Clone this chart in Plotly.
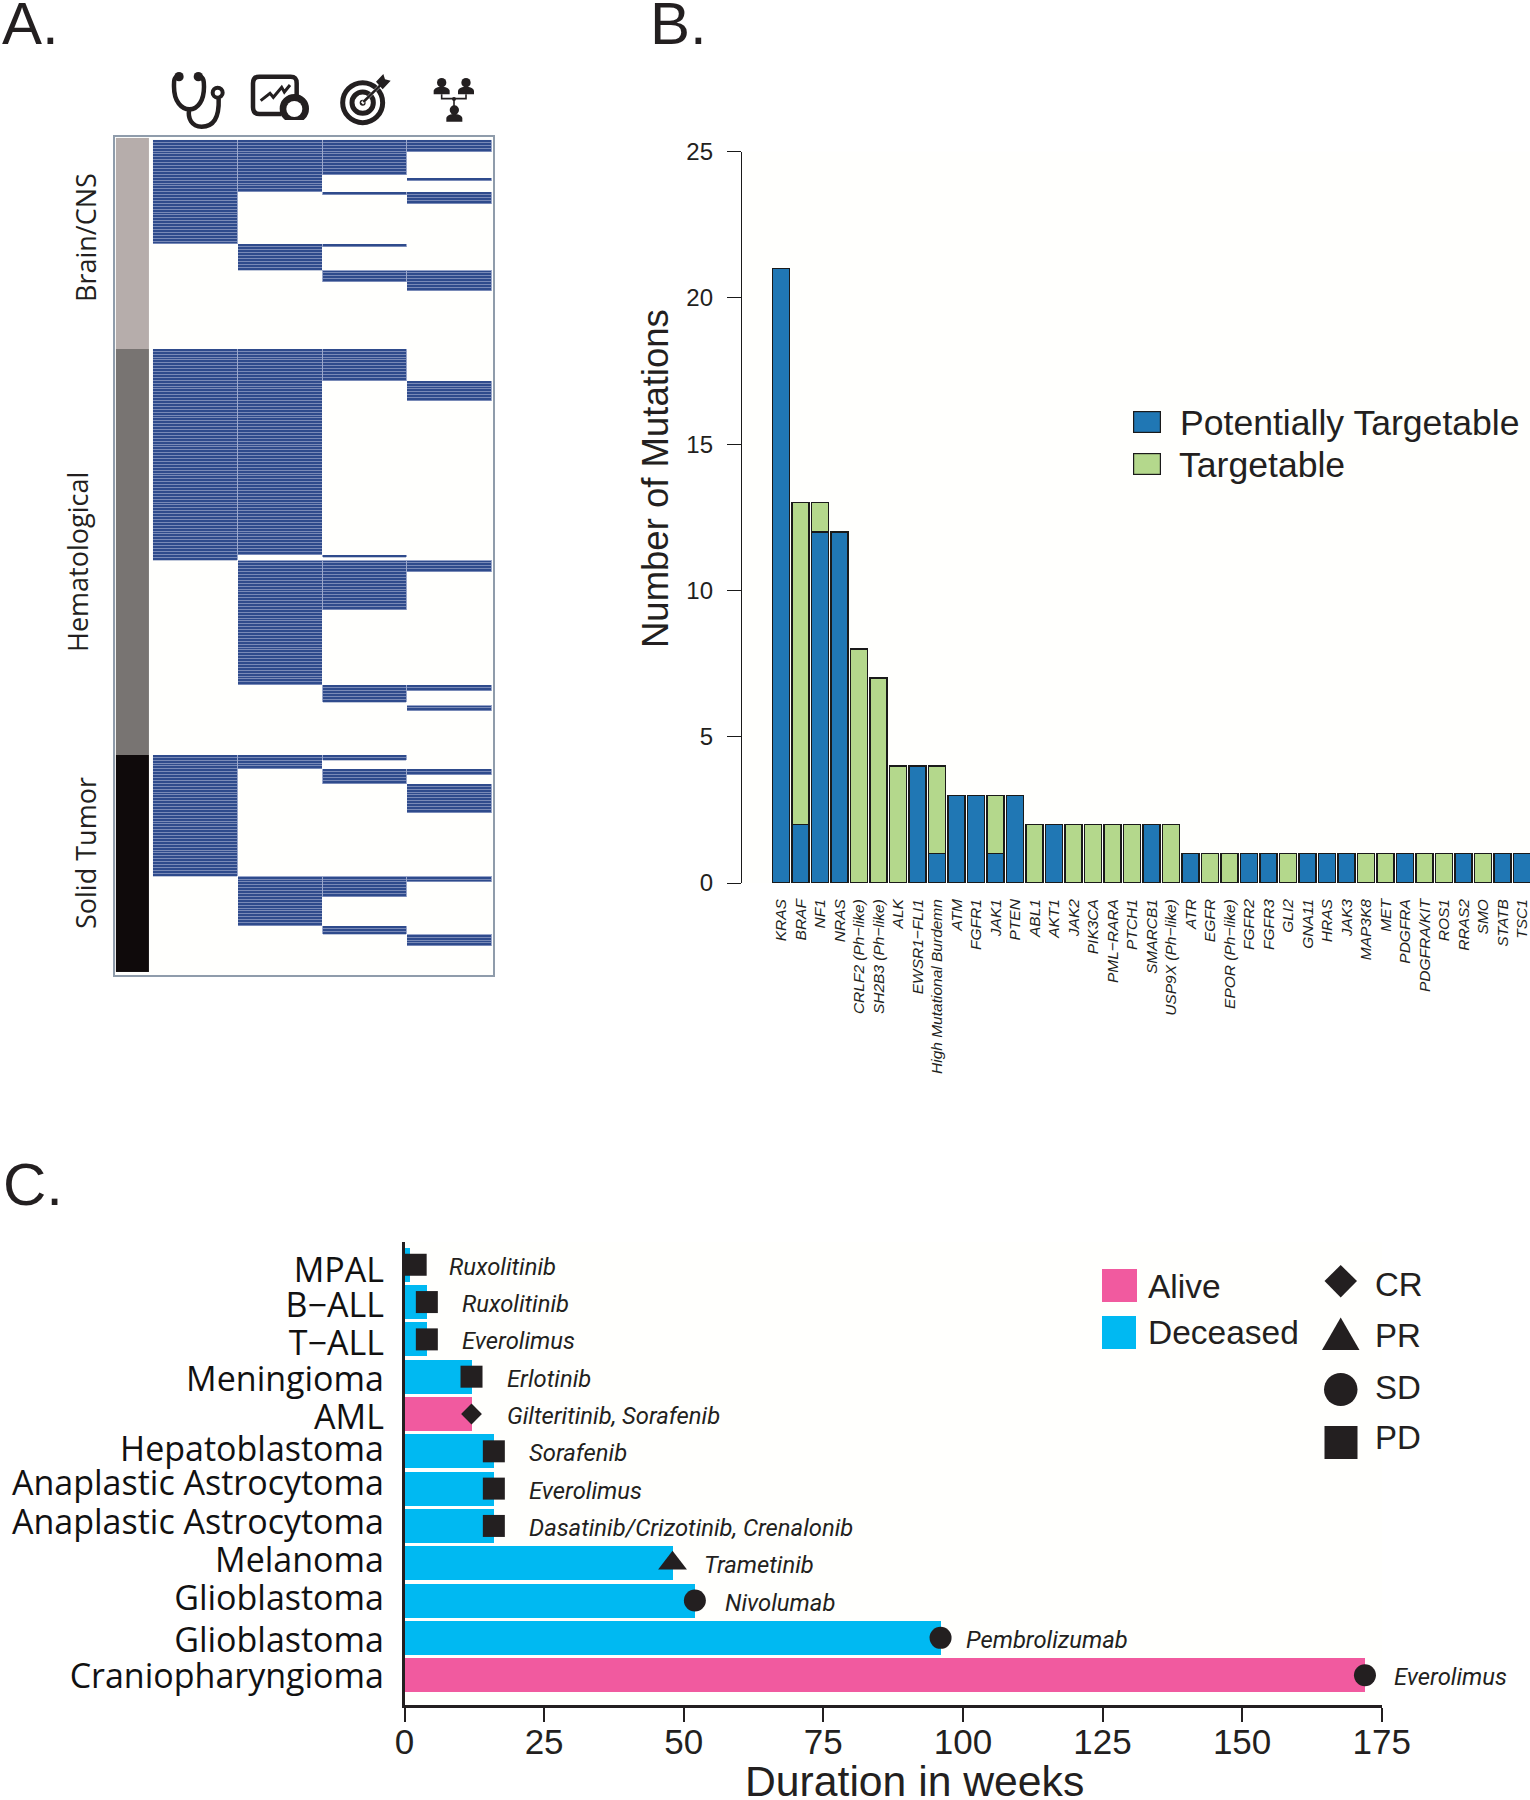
import re
import numpy as np
import plotly.graph_objects as go

W, H = 1530, 1800

# ---------- Panel A data (sample row spans per column) ----------
N_ROWS = 287
clinical_rows = [(0, 36), (72, 145), (212, 254)]
molecular_rows = [(0, 18), (36, 45), (72, 143), (145, 188), (212, 217), (254, 271)]
targeted_rows = [(0, 12), (18, 19), (36, 37), (45, 49), (72, 83), (143, 144), (145, 162),
                 (188, 194), (212, 214), (217, 222), (254, 261), (271, 274)]
tumorboard_rows = [(0, 4), (13, 14), (18, 22), (45, 52), (83, 90), (145, 149), (188, 190),
                   (195, 197), (217, 219), (222, 232), (254, 256), (274, 278)]
group_names = ["Brain/CNS", "Hematological", "Solid Tumor"]
group_edges = [-0.7, 72, 212, 287]
group_colors = ["#b6adab", "#787472", "#0f0a0b"]

# ---------- Panel B data ----------
genes = ["KRAS", "BRAF", "NF1", "NRAS", "CRLF2 (Ph−like)", "SH2B3 (Ph−like)", "ALK", "EWSR1−FLI1",
         "High Mutational Burdemn", "ATM", "FGFR1", "JAK1", "PTEN", "ABL1", "AKT1", "JAK2", "PIK3CA",
         "PML−RARA", "PTCH1", "SMARCB1", "USP9X (Ph−like)", "ATR", "EGFR", "EPOR (Ph−like)", "FGFR2",
         "FGFR3", "GLI2", "GNA11", "HRAS", "JAK3", "MAP3K8", "MET", "PDGFRA", "PDGFRA/KIT", "ROS1",
         "RRAS2", "SMO", "STATB", "TSC1"]
potentially = [21, 2, 12, 12, 0, 0, 0, 4, 1, 3, 3, 1, 3, 0, 2, 0, 0, 0, 0, 2, 0, 1, 0, 0, 1, 1, 0,
               1, 1, 1, 0, 0, 1, 0, 0, 1, 0, 1, 1]
targetable = [0, 11, 1, 0, 8, 7, 4, 0, 3, 0, 0, 2, 0, 2, 0, 2, 2, 2, 2, 0, 2, 0, 1, 1, 0, 0, 1,
              0, 0, 0, 1, 1, 0, 1, 1, 0, 1, 0, 0]

# ---------- Panel C data ----------
diagnoses = ["MPAL", "B−ALL", "T−ALL", "Meningioma", "AML", "Hepatoblastoma", "Anaplastic Astrocytoma",
             "Anaplastic Astrocytoma", "Melanoma", "Glioblastoma", "Glioblastoma", "Craniopharyngioma"]
diagnosis_label_rows = [0.13, 1.08, 2.10, 3.06, 4.08, 4.95, 5.85, 6.90, 7.91, 8.94, 10.07, 11.03]
weeks = [1, 4, 4, 12, 12, 16, 16, 16, 48, 52, 96, 172]
status = ["Deceased"] * 4 + ["Alive"] + ["Deceased"] * 6 + ["Alive"]
response = ["PD", "PD", "PD", "PD", "CR", "PD", "PD", "PD", "PR", "SD", "SD", "SD"]
response_x = [2, 4, 4, 12, 12, 16, 16, 16, 48, 52, 96, 172]
therapy = ["Ruxolitinib", "Ruxolitinib", "Everolimus", "Erlotinib", "Gilteritinib, Sorafenib", "Sorafenib",
           "Everolimus", "Dasatinib/Crizotinib, Crenalonib", "Trametinib", "Nivolumab", "Pembrolizumab",
           "Everolimus"]
therapy_gap = [37, 33, 33, 33, 33, 33, 33, 33, 29, 28, 23.5, 27.5]

BLUE, GREEN = "#2077b4", "#b4d88c"
PINK, CYAN = "#f15a9f", "#00b9f2"
INK = "#231f20"
NAVY = "#2f4b8c"
NAVY_LIGHT = "#9aa7cb"
SANS = "Liberation Sans"
HUMANIST = "Open Sans"
NARROW = "Roboto"


def fx(px):
    return px / W


def fy(py):
    return 1 - py / H


def dom_x(a, b):
    return [fx(a), fx(b)]


def dom_y(top, bottom):
    return [fy(bottom), fy(top)]


fig = go.Figure()

# ---------- Panel A ----------
z = np.zeros((N_ROWS, 4))
for col, spans in enumerate([clinical_rows, molecular_rows, targeted_rows, tumorboard_rows]):
    for a, b in spans:
        z[a:min(b, N_ROWS), col] = 1
row_centres = np.arange(N_ROWS) + 0.5
fig.add_trace(go.Heatmap(z=z, x=[0.5, 1.5, 2.5, 3.5], y=row_centres, xaxis="x", yaxis="y",
                         colorscale=[[0, "rgba(154,167,203,0)"], [1, NAVY_LIGHT]], zmin=0, zmax=1, showscale=False,
                         hoverinfo="skip"))
fig.add_trace(go.Heatmap(z=z, x=[0.5, 1.5, 2.5, 3.5], y=row_centres, xaxis="x", yaxis="y",
                         colorscale=[[0, "rgba(47,75,140,0)"], [1, NAVY]], zmin=0, zmax=1, showscale=False,
                         xgap=1, ygap=0.7, hoverinfo="skip"))
fig.add_trace(go.Heatmap(z=[[0], [1], [2]], x=[-0.437, -0.047], y=group_edges, xaxis="x", yaxis="y",
                         colorscale=[[0, group_colors[0]], [0.5, group_colors[1]], [1, group_colors[2]]],
                         zmin=0, zmax=2, showscale=False, hoverinfo="skip"))

# ---------- Panel B ----------
fig.add_trace(go.Bar(x=list(range(len(genes))), y=potentially, name="Potentially Targetable", xaxis="x2", yaxis="y2",
                     marker=dict(color=BLUE, line=dict(color="#1a1a1a", width=1.4)), width=0.88, showlegend=False))
fig.add_trace(go.Bar(x=list(range(len(genes))), y=targetable, name="Targetable", xaxis="x2", yaxis="y2",
                     marker=dict(color=GREEN, line=dict(color="#1a1a1a", width=1.4)), width=0.88, showlegend=False))

# ---------- Panel C ----------
rows = list(range(len(diagnoses)))
fig.add_trace(go.Bar(x=weeks, y=rows, orientation="h", xaxis="x3", yaxis="y3", width=0.91, showlegend=False,
                     marker=dict(color=[PINK if s == "Alive" else CYAN for s in status], line=dict(width=0))))
sym = {"CR": "diamond", "PR": "triangle-up", "SD": "circle", "PD": "square"}
siz = {"CR": 16, "PR": 25, "SD": 22, "PD": 22}
fig.add_trace(go.Scatter(x=response_x, y=rows, mode="markers", xaxis="x3", yaxis="y3", showlegend=False,
                         cliponaxis=False,
                         marker=dict(symbol=[sym[r] for r in response], size=[siz[r] for r in response],
                                     color=INK, opacity=1, line=dict(width=0))))

# ---------- Decoration helpers ----------
shapes, notes = [], []

for wk, row, label, gap in zip(weeks, rows, therapy, therapy_gap):
    notes.append(dict(x=wk, y=row, xref="x3", yref="y3", text=label, showarrow=False, xanchor="left",
                      yanchor="middle", xshift=gap, yshift=-2,
                      font=dict(family=NARROW, size=23.8, color=INK, style="italic")))


def text(px, py, s, size, family=SANS, anchor="left", angle=0, color=INK):
    notes.append(dict(x=fx(px), y=fy(py), xref="paper", yref="paper", text=s, showarrow=False, xanchor=anchor,
                      yanchor="middle", textangle=angle, font=dict(family=family, size=size, color=color)))


def rect(x0, y0, x1, y1, color):
    shapes.append(dict(type="rect", xref="paper", yref="paper", x0=fx(x0), x1=fx(x1), y0=fy(y0), y1=fy(y1),
                       fillcolor=color, line=dict(width=0), layer="above"))


def zpath(s, fill=None, width=0, color=INK):
    """Decorative icon path, written in pixels of the icon strip (3x) and mapped to paper."""
    toks = re.findall(r"[A-Za-z]|-?\d+\.?\d*", s)
    out, i = [], 0
    for t in toks:
        if t.isalpha():
            out.append(t)
        else:
            v = float(t)
            out.append(f"{fx(100 + v / 3):.5f}" if i % 2 == 0 else f"{fy(50 + v / 3):.5f}")
            i += 1
    shapes.append(dict(type="path", xref="paper", yref="paper", path=" ".join(out), layer="above",
                       fillcolor=fill if fill else "rgba(0,0,0,0)", line=dict(width=width, color=color)))


def zcircle(cx, cy, r, fill=None, width=0, color=INK):
    shapes.append(dict(type="circle", xref="paper", yref="paper", layer="above",
                       x0=fx(100 + (cx - r) / 3), x1=fx(100 + (cx + r) / 3),
                       y0=fy(50 + (cy - r) / 3), y1=fy(50 + (cy + r) / 3),
                       fillcolor=fill if fill else "rgba(0,0,0,0)", line=dict(width=width, color=color)))


# Stethoscope
zpath("M 235 78 C 220 82 222 95 222 110 C 222 155 245 178 268 178 C 295 178 312 150 312 110 C 312 95 312 82 297 78", width=4.5)
zpath("M 268 178 C 262 205 275 230 305 230 C 340 230 358 205 356 146", width=4.5)
zcircle(237, 80, 14, fill=INK)
zcircle(295, 80, 14, fill=INK)
zcircle(353, 128, 15, fill="white", width=4)
# Chart with person
zpath("M 478 80 L 572 80 C 585 80 590 86 590 100 L 590 150 M 545 192 L 478 192 C 465 192 459 186 459 172 L 459 100 C 459 86 465 80 478 80", width=4.5)
zpath("M 482 152 L 510 130 L 520 142 L 545 112 L 553 126 L 570 105", width=3)
zcircle(583, 176, 44, fill=INK)
zpath("M 535 210 L 630 210 L 630 232 L 535 232 Z", fill="white")
zcircle(583, 177, 24, fill="white")
# Target
zcircle(788, 158, 60, width=5)
zcircle(788, 158, 32, width=5)
zcircle(788, 158, 9, fill=INK)
zpath("M 786 160 L 850 97", width=3, color="white")
zpath("M 790 156 L 850 97", width=2.5)
zpath("M 828 95 L 850 72 L 855 88 L 872 92 L 848 118 Z", fill=INK)
# Team
for cx, cy in [(1025, 98), (1098, 98), (1063, 180)]:
    zcircle(cx, cy, 14, fill=INK)
    zpath(f"M {cx - 24} {cy + 35} L {cx - 24} {cy + 24} C {cx - 20} {cy + 8} {cx + 20} {cy + 8} {cx + 24} {cy + 24} L {cx + 24} {cy + 35} Z", fill=INK)
zpath("M 1025 133 L 1025 146 L 1098 146 L 1098 133 M 1062 146 L 1062 168", width=1.6)
zcircle(1062, 147, 6, fill=INK)

# Panel letters
text(0, 24, "A.", 60)
text(648, 24, "B.", 60)
text(1, 1184, "C.", 60)

# Group labels
text(85, 238, group_names[0], 27, HUMANIST, "center", -90)
text(78, 562, group_names[1], 27, HUMANIST, "center", -90)
text(85, 853, group_names[2], 27, HUMANIST, "center", -90)

# Axis titles
text(655, 479, "Number of Mutations", 36.5, SANS, "center", -90)
text(914, 1781, "Duration in weeks", 42.7, SANS, "center")

# Panel B legend
rect(1133, 411, 1161, 433, "#1a1a1a")
rect(1134.2, 412.2, 1159.8, 431.8, BLUE)
rect(1133, 453, 1161, 475, "#1a1a1a")
rect(1134.2, 454.2, 1159.8, 473.8, GREEN)
text(1178, 423, "Potentially Targetable", 35.6)
text(1177, 465, "Targetable", 35.6)

# Panel C legend
rect(1102, 1269, 1137, 1302, PINK)
rect(1102, 1316, 1136, 1349, CYAN)
text(1146, 1286, "Alive", 33.5)
text(1146, 1332, "Deceased", 33.5)


def pxpath(pts):
    return "M " + " L ".join(f"{fx(a):.5f} {fy(b):.5f}" for a, b in pts) + " Z"


shapes.append(dict(type="path", xref="paper", yref="paper", layer="above", fillcolor=INK, line=dict(width=0),
                   path=pxpath([(1340.7, 1265), (1357, 1281), (1340.7, 1297.5), (1324.5, 1281)])))
shapes.append(dict(type="path", xref="paper", yref="paper", layer="above", fillcolor=INK, line=dict(width=0),
                   path=pxpath([(1340.7, 1317.5), (1359.5, 1350), (1322, 1350)])))
shapes.append(dict(type="circle", xref="paper", yref="paper", layer="above", fillcolor=INK, line=dict(width=0),
                   x0=fx(1324), x1=fx(1357.5), y0=fy(1406), y1=fy(1373)))
rect(1324.5, 1426, 1357.5, 1459, INK)
text(1373, 1284, "CR", 33)
text(1373, 1335, "PR", 33)
text(1373, 1387, "SD", 33)
text(1373, 1437, "PD", 33)

# ---------- Layout ----------
BOX = "#8f9cab"
fig.update_layout(
    template="none",
    width=W, height=H, autosize=False, margin=dict(l=0, r=0, t=0, b=0, pad=0),
    paper_bgcolor="white", plot_bgcolor="#fffffd", barmode="stack", bargap=0.12, showlegend=False,
    shapes=shapes, annotations=notes,
    font=dict(family=SANS, color=INK),
    xaxis=dict(domain=dom_x(115, 493), range=[-0.448, 4.01], showticklabels=False, ticks="", showgrid=False,
               zeroline=False, showline=True, mirror=True, linecolor=BOX, linewidth=1.5, automargin=False),
    yaxis=dict(domain=dom_y(137, 975), range=[287.9, -1.03], showticklabels=False, ticks="", showgrid=False,
               zeroline=False, showline=True, mirror=True, linecolor=BOX, linewidth=1.5, automargin=False),
    xaxis2=dict(domain=dom_x(742, 1530), range=[-2, 38.41], anchor="y2", tickmode="array", automargin=False,
                tickvals=list(range(len(genes))), ticktext=genes, tickangle=-90, ticks="", ticklabelstandoff=12,
                ticklabeloverflow="allow",
                tickfont=dict(family=SANS, size=15.5, style="italic", color=INK), showgrid=False, zeroline=False,
                showline=False),
    yaxis2=dict(domain=dom_y(151.5, 883), range=[0, 25], anchor="x2", tickmode="array", automargin=False,
                tickvals=[0, 5, 10, 15, 20, 25], ticks="outside", ticklen=14, tickwidth=1.3, tickcolor="#1a1a1a",
                ticklabelstandoff=9,
                tickfont=dict(family=SANS, size=24, color=INK), showgrid=False, zeroline=False, showline=True,
                linecolor="#1a1a1a", linewidth=1.3),
    xaxis3=dict(domain=dom_x(404.5, 1381.7), range=[0, 175], anchor="y3", tickmode="array", automargin=False,
                tickvals=[0, 25, 50, 75, 100, 125, 150, 175], ticks="outside", ticklen=14, tickwidth=2,
                ticklabelstandoff=-10,
                tickcolor=INK, tickfont=dict(family=SANS, size=35, color=INK), showgrid=False, zeroline=False,
                showline=True, linecolor=INK, linewidth=2.5),
    yaxis3=dict(domain=dom_y(1242, 1705.4), range=[11.81, -0.61], anchor="x3", tickmode="array", automargin=False,
                tickvals=diagnosis_label_rows, ticktext=diagnoses, ticks="", ticklabelstandoff=11,
                tickfont=dict(family=HUMANIST, size=34, color="#111111"), showgrid=False, zeroline=False,
                showline=True, linecolor=INK, linewidth=2.5),
)

fig.write_html("out.html", config={"displayModeBar": False}, post_script="document.body.style.margin='0';")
════════
Each line from the top of the material through the line containing "W, H = 1530, 1800" should be reproduced exactly; please drop any images.

Clone this chart in Plotly.
import re
import numpy as np
import plotly.graph_objects as go

W, H = 1530, 1800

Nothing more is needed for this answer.